→ Task objective
Copy the data precisely, character for character, and leave out every picture.

→ Data provided
....................

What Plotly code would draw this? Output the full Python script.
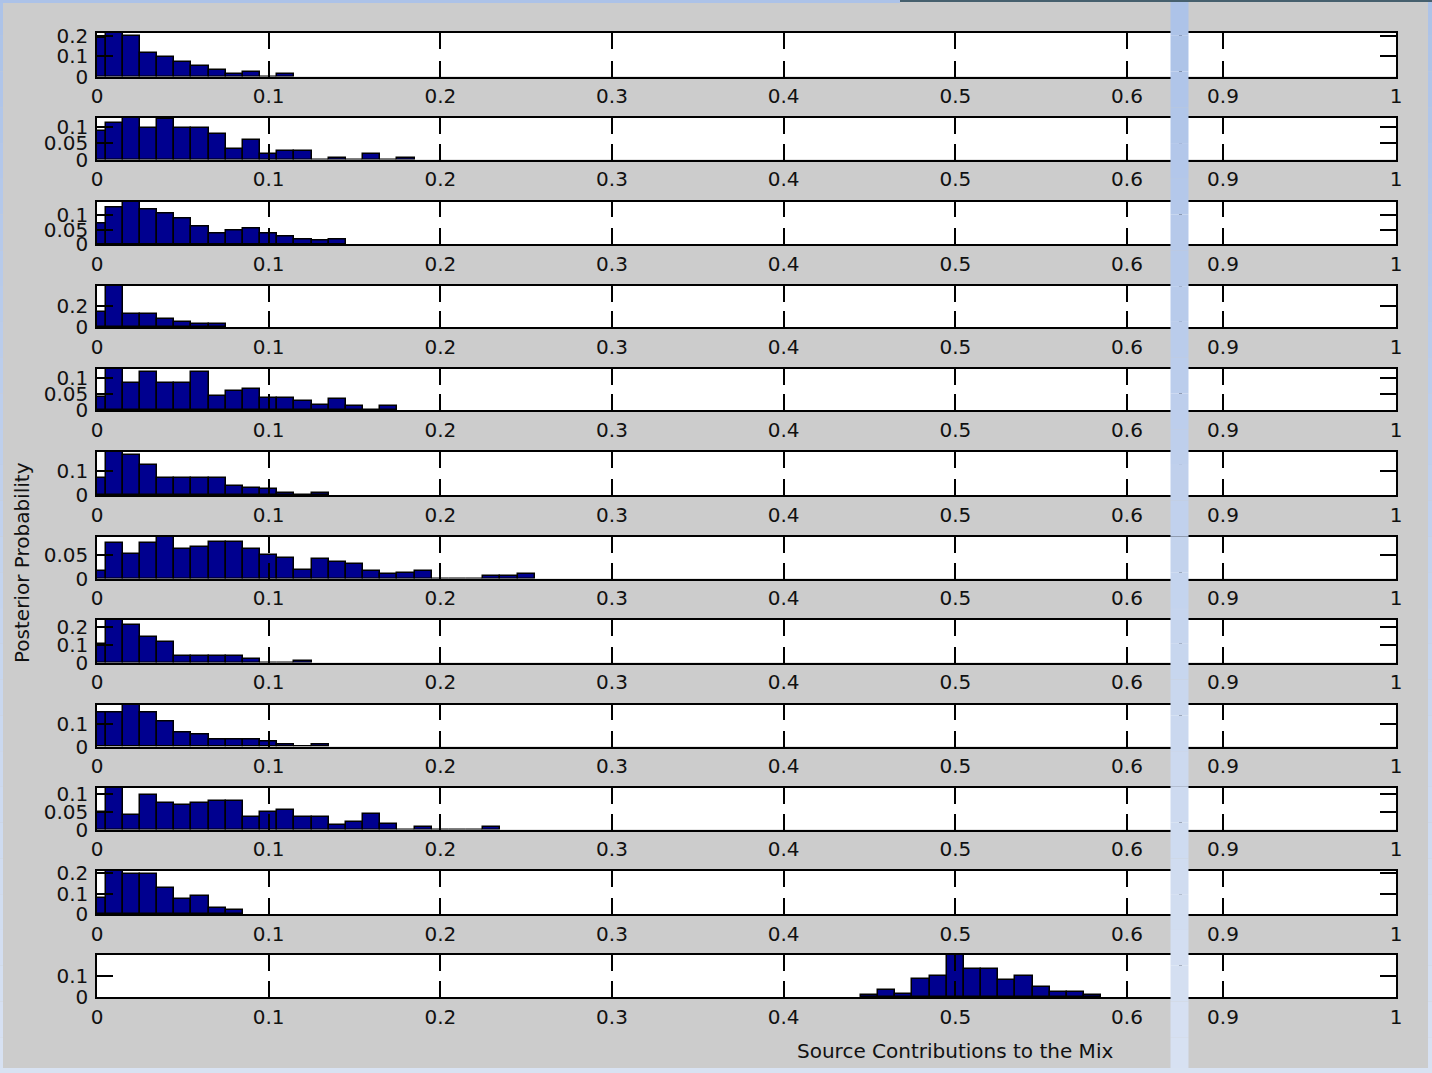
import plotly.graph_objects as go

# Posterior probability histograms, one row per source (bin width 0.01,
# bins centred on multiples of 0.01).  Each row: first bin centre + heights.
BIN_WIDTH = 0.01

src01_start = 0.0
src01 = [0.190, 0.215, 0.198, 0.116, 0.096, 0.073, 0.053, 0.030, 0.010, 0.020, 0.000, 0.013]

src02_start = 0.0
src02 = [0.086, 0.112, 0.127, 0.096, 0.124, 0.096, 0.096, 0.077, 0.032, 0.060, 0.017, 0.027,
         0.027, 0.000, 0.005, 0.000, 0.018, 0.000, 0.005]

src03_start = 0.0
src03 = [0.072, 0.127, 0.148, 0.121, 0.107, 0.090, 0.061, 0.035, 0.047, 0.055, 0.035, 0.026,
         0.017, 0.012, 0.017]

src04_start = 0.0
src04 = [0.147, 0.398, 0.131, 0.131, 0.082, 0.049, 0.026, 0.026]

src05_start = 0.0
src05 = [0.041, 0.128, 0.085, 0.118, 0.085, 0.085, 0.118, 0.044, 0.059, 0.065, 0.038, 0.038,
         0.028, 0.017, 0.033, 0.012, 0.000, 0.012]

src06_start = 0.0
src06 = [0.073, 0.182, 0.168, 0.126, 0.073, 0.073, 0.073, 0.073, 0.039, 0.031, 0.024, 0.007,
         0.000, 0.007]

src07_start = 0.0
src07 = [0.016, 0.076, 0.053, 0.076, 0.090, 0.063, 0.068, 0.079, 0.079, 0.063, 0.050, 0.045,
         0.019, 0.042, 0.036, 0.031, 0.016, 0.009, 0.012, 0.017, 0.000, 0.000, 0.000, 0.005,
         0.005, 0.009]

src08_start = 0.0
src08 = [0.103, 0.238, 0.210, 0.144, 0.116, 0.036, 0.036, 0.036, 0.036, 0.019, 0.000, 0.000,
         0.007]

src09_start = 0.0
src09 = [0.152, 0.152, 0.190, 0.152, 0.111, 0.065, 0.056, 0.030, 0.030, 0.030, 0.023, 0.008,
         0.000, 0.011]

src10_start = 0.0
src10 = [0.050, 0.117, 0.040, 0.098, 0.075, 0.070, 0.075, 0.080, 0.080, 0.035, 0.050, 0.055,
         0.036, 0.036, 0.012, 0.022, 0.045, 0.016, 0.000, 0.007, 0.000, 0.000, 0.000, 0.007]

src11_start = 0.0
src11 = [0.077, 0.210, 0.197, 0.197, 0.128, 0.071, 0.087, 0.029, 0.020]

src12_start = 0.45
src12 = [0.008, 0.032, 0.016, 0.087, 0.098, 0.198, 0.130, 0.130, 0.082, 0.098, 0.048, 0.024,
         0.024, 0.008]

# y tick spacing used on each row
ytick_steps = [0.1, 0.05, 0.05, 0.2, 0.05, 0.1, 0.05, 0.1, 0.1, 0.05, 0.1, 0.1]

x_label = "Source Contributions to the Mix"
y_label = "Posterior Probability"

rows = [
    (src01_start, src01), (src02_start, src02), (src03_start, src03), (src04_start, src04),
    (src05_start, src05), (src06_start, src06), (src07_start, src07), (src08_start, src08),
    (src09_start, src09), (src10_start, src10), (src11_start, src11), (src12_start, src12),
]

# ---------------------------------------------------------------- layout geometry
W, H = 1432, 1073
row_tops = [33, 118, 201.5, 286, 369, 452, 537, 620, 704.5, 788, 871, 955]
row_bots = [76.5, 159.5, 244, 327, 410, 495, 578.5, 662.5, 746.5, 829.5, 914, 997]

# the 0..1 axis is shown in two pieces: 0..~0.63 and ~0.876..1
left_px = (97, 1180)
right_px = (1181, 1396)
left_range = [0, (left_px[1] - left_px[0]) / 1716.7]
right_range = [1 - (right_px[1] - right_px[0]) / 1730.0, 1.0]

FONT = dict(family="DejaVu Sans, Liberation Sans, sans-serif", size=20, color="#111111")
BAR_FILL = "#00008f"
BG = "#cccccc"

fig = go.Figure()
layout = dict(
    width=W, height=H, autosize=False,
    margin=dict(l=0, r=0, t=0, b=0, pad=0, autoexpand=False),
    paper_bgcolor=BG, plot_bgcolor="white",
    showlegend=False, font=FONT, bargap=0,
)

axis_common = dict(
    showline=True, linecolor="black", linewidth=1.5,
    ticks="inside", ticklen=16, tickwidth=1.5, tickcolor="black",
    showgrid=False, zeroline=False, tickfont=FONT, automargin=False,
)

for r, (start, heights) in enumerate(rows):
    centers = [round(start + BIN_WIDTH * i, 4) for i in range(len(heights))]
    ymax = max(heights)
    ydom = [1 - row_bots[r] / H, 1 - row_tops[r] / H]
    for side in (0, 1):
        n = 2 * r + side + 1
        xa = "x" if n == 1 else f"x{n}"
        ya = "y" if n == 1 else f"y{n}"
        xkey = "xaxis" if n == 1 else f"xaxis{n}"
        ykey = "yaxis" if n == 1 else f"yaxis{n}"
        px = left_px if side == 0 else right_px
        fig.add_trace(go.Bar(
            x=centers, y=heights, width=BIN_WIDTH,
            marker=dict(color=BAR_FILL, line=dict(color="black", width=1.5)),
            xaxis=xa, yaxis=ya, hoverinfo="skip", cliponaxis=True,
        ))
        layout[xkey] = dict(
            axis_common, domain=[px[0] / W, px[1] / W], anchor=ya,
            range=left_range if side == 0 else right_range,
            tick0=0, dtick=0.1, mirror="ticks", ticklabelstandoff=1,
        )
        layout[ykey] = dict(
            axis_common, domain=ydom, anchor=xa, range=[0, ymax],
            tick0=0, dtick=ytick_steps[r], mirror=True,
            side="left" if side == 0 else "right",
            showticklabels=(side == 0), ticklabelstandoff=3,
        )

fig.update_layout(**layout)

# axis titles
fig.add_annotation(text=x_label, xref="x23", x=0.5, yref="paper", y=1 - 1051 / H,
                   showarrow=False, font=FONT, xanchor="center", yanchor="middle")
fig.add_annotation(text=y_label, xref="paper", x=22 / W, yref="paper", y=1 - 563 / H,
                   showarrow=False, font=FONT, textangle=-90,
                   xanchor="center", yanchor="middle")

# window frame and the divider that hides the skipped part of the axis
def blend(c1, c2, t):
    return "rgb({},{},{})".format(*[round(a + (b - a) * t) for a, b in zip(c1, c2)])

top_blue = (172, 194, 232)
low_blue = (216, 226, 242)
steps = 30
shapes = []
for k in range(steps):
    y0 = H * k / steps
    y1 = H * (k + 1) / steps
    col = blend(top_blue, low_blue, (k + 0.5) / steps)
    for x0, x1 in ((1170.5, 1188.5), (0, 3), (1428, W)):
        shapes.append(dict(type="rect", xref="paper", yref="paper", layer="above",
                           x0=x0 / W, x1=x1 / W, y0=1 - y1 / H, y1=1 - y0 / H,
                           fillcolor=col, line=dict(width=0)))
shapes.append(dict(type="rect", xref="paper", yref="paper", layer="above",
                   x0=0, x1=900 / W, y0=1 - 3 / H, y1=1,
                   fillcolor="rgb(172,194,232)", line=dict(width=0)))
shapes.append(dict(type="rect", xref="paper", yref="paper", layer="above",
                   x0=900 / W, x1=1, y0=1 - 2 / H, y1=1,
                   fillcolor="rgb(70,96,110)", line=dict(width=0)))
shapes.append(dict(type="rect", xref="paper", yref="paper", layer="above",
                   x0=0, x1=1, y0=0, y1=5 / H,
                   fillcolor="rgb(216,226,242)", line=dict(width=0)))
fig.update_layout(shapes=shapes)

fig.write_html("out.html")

....................

→ Task result
What Plotly code would draw this? Output the full Python script.
import plotly.graph_objects as go

# Posterior probability histograms, one row per source (bin width 0.01,
# bins centred on multiples of 0.01).  Each row: first bin centre + heights.
BIN_WIDTH = 0.01

src01_start = 0.0
src01 = [0.190, 0.215, 0.198, 0.116, 0.096, 0.073, 0.053, 0.030, 0.010, 0.020, 0.000, 0.013]

src02_start = 0.0
src02 = [0.086, 0.112, 0.127, 0.096, 0.124, 0.096, 0.096, 0.077, 0.032, 0.060, 0.017, 0.027,
         0.027, 0.000, 0.005, 0.000, 0.018, 0.000, 0.005]

src03_start = 0.0
src03 = [0.072, 0.127, 0.148, 0.121, 0.107, 0.090, 0.061, 0.035, 0.047, 0.055, 0.035, 0.026,
         0.017, 0.012, 0.017]

src04_start = 0.0
src04 = [0.147, 0.398, 0.131, 0.131, 0.082, 0.049, 0.026, 0.026]

src05_start = 0.0
src05 = [0.041, 0.128, 0.085, 0.118, 0.085, 0.085, 0.118, 0.044, 0.059, 0.065, 0.038, 0.038,
         0.028, 0.017, 0.033, 0.012, 0.000, 0.012]

src06_start = 0.0
src06 = [0.073, 0.182, 0.168, 0.126, 0.073, 0.073, 0.073, 0.073, 0.039, 0.031, 0.024, 0.007,
         0.000, 0.007]

src07_start = 0.0
src07 = [0.016, 0.076, 0.053, 0.076, 0.090, 0.063, 0.068, 0.079, 0.079, 0.063, 0.050, 0.045,
         0.019, 0.042, 0.036, 0.031, 0.016, 0.009, 0.012, 0.017, 0.000, 0.000, 0.000, 0.005,
         0.005, 0.009]

src08_start = 0.0
src08 = [0.103, 0.238, 0.210, 0.144, 0.116, 0.036, 0.036, 0.036, 0.036, 0.019, 0.000, 0.000,
         0.007]

src09_start = 0.0
src09 = [0.152, 0.152, 0.190, 0.152, 0.111, 0.065, 0.056, 0.030, 0.030, 0.030, 0.023, 0.008,
         0.000, 0.011]

src10_start = 0.0
src10 = [0.050, 0.117, 0.040, 0.098, 0.075, 0.070, 0.075, 0.080, 0.080, 0.035, 0.050, 0.055,
         0.036, 0.036, 0.012, 0.022, 0.045, 0.016, 0.000, 0.007, 0.000, 0.000, 0.000, 0.007]

src11_start = 0.0
src11 = [0.077, 0.210, 0.197, 0.197, 0.128, 0.071, 0.087, 0.029, 0.020]

src12_start = 0.45
src12 = [0.008, 0.032, 0.016, 0.087, 0.098, 0.198, 0.130, 0.130, 0.082, 0.098, 0.048, 0.024,
         0.024, 0.008]

# y tick spacing used on each row
ytick_steps = [0.1, 0.05, 0.05, 0.2, 0.05, 0.1, 0.05, 0.1, 0.1, 0.05, 0.1, 0.1]

x_label = "Source Contributions to the Mix"
y_label = "Posterior Probability"

rows = [
    (src01_start, src01), (src02_start, src02), (src03_start, src03), (src04_start, src04),
    (src05_start, src05), (src06_start, src06), (src07_start, src07), (src08_start, src08),
    (src09_start, src09), (src10_start, src10), (src11_start, src11), (src12_start, src12),
]

# ---------------------------------------------------------------- layout geometry
W, H = 1432, 1073
row_tops = [33, 118, 201.5, 286, 369, 452, 537, 620, 704.5, 788, 871, 955]
row_bots = [76.5, 159.5, 244, 327, 410, 495, 578.5, 662.5, 746.5, 829.5, 914, 997]

# the 0..1 axis is shown in two pieces: 0..~0.63 and ~0.876..1
left_px = (97, 1180)
right_px = (1181, 1396)
left_range = [0, (left_px[1] - left_px[0]) / 1716.7]
right_range = [1 - (right_px[1] - right_px[0]) / 1730.0, 1.0]

FONT = dict(family="DejaVu Sans, Liberation Sans, sans-serif", size=20, color="#111111")
BAR_FILL = "#00008f"
BG = "#cccccc"

fig = go.Figure()
layout = dict(
    width=W, height=H, autosize=False,
    margin=dict(l=0, r=0, t=0, b=0, pad=0, autoexpand=False),
    paper_bgcolor=BG, plot_bgcolor="white",
    showlegend=False, font=FONT, bargap=0,
)

axis_common = dict(
    showline=True, linecolor="black", linewidth=1.5,
    ticks="inside", ticklen=16, tickwidth=1.5, tickcolor="black",
    showgrid=False, zeroline=False, tickfont=FONT, automargin=False,
)

for r, (start, heights) in enumerate(rows):
    centers = [round(start + BIN_WIDTH * i, 4) for i in range(len(heights))]
    ymax = max(heights)
    ydom = [1 - row_bots[r] / H, 1 - row_tops[r] / H]
    for side in (0, 1):
        n = 2 * r + side + 1
        xa = "x" if n == 1 else f"x{n}"
        ya = "y" if n == 1 else f"y{n}"
        xkey = "xaxis" if n == 1 else f"xaxis{n}"
        ykey = "yaxis" if n == 1 else f"yaxis{n}"
        px = left_px if side == 0 else right_px
        fig.add_trace(go.Bar(
            x=centers, y=heights, width=BIN_WIDTH,
            marker=dict(color=BAR_FILL, line=dict(color="black", width=1.5)),
            xaxis=xa, yaxis=ya, hoverinfo="skip", cliponaxis=True,
        ))
        layout[xkey] = dict(
            axis_common, domain=[px[0] / W, px[1] / W], anchor=ya,
            range=left_range if side == 0 else right_range,
            tick0=0, dtick=0.1, mirror="ticks", ticklabelstandoff=1,
        )
        layout[ykey] = dict(
            axis_common, domain=ydom, anchor=xa, range=[0, ymax],
            tick0=0, dtick=ytick_steps[r], mirror=True,
            side="left" if side == 0 else "right",
            showticklabels=(side == 0), ticklabelstandoff=3,
        )

fig.update_layout(**layout)

# axis titles
fig.add_annotation(text=x_label, xref="x23", x=0.5, yref="paper", y=1 - 1051 / H,
                   showarrow=False, font=FONT, xanchor="center", yanchor="middle")
fig.add_annotation(text=y_label, xref="paper", x=22 / W, yref="paper", y=1 - 563 / H,
                   showarrow=False, font=FONT, textangle=-90,
                   xanchor="center", yanchor="middle")

# window frame and the divider that hides the skipped part of the axis
def blend(c1, c2, t):
    return "rgb({},{},{})".format(*[round(a + (b - a) * t) for a, b in zip(c1, c2)])

top_blue = (172, 194, 232)
low_blue = (216, 226, 242)
steps = 30
shapes = []
for k in range(steps):
    y0 = H * k / steps
    y1 = H * (k + 1) / steps
    col = blend(top_blue, low_blue, (k + 0.5) / steps)
    for x0, x1 in ((1170.5, 1188.5), (0, 3), (1428, W)):
        shapes.append(dict(type="rect", xref="paper", yref="paper", layer="above",
                           x0=x0 / W, x1=x1 / W, y0=1 - y1 / H, y1=1 - y0 / H,
                           fillcolor=col, line=dict(width=0)))
shapes.append(dict(type="rect", xref="paper", yref="paper", layer="above",
                   x0=0, x1=900 / W, y0=1 - 3 / H, y1=1,
                   fillcolor="rgb(172,194,232)", line=dict(width=0)))
shapes.append(dict(type="rect", xref="paper", yref="paper", layer="above",
                   x0=900 / W, x1=1, y0=1 - 2 / H, y1=1,
                   fillcolor="rgb(70,96,110)", line=dict(width=0)))
shapes.append(dict(type="rect", xref="paper", yref="paper", layer="above",
                   x0=0, x1=1, y0=0, y1=5 / H,
                   fillcolor="rgb(216,226,242)", line=dict(width=0)))
fig.update_layout(shapes=shapes)

fig.write_html("out.html")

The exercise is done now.